Wolfthal is portraying a Scottish character who’s the shire’s resident historian, Bruce Muir, and is directing many of the shows — including the pub-song finale with the queen that happens at the Globe stage at the end of each day.
One of the cast members he’ll be directing is Alex Stompoly, who’s portraying the Master of the Revels, Sir Walter Roderick Kensington — a character he originated four seasons ago.
“He’s basically the party planner and festival overseer for the court and for Mount Hope Shire,” Stompoly says. “You could call him an Elizabethan master of ceremonies. He keeps the party rolling, and he introduces the plot shows.”
Though the resident cast is smaller, Stompoly says, “I think (visitors) can expect still just as exciting and vibrant a shire as they have in years past. We are very blessed to have a lot of independent acts — those jugglers and minstrels and jesters — that rotate through the (festival) circuit, being able to be present with us for this run, and a lot of them for the full season.”
Stompoly says he’ll miss the interactive element of his acting work with the Faire.
“I love interactive theater, and I have gotten very close to this community and to the patrons that come every year, and I’ve been part of their lives,” he says. “But we’ll have to treat that relationship a little bit differently this season. It’s going to be an adjustment. But knowing we’re doing everything to keep everyone safe and healthy sort of bridges that uncomfortable gap a little bit.”
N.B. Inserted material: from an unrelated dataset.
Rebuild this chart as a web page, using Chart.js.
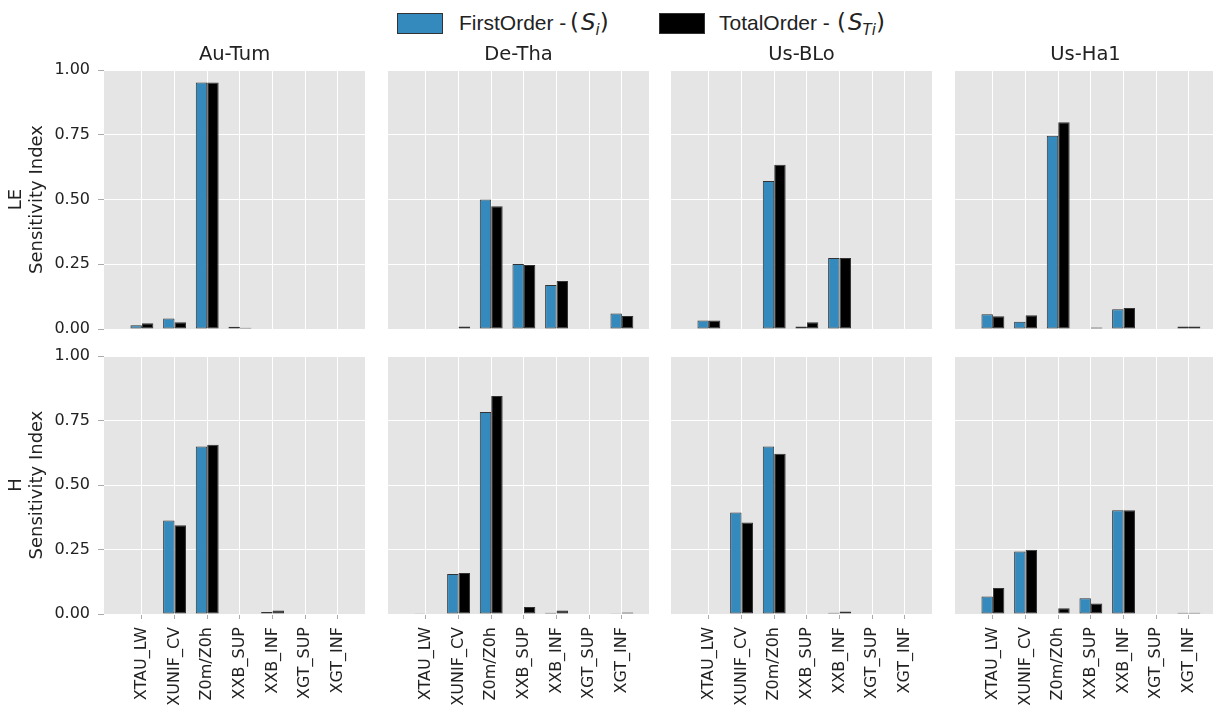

“We had to develop a whole list of safety guidelines,” Wolfthal says. The staff and directors are following state health department guidelines and protocols that have been based on those being put into place by national unions representing stage, TV and film performers.
“Beyond the fact that I’m thankful to have a job in entertainment, I have a heart condition and my wife (Jules Schrader, another actor at the Faire) has asthma,” Wolfthal says “If we felt that we were at risk going to work, we wouldn’t be doing this.”
Smith says visitors over 2 years old must wear masks while on the faire grounds.
“We ask that (visitors) keep them on unless they’re eating or drinking,” she says.
To celebrate the face coverings, Wolfthal notes, the regular costume contests held at the Faire will have a mask component.
“You have to wear a mask anyway,” he says. “Make it as cool as possible and enjoy the fact that you’re wearing a mask.”
The Faire will still have its themed weekends throughout the season, Smith notes, including those centered around pirates, wizards, time travelers, Celtic entertainment, the autumn harvest and Halloween.
There will still be plenty to eat at the Faire, Smith says, though visitors will notice there will be fewer picnic tables for dining, in order to keep families at least six feet apart from each other.
“We have kind of pared down the actual food booths,” Smith says, “the reason being ... because of the limited capacity, we don’t need as many booths open.”
Restrooms will be closed for sanitizing, throughout the shire, on a rotating basis every day, she says.
One thing that won’t be on the entertainment menu, Wolfthal says, is any talk of Elizabethan plagues.
“We always try to make sure people can leave the baggage of the outside world at the gates,” he says. “We want people to be able to forget about all of that stuff as much as possible.”
“There is an escapism that the Faire can provide and a place to leave behind, even for a little bit, what we’ve all been going through,” Stompoly says. “We will provide, still, even through all of this, a place for you to laugh and have fun and just to get a little of that hope back that we’ve been lacking,” he adds.
“We may not be in a lab, coming up with vaccines,” Wolfthal adds, “but if we can make people smile for a day, then I feel pretty good about what we’re doing.”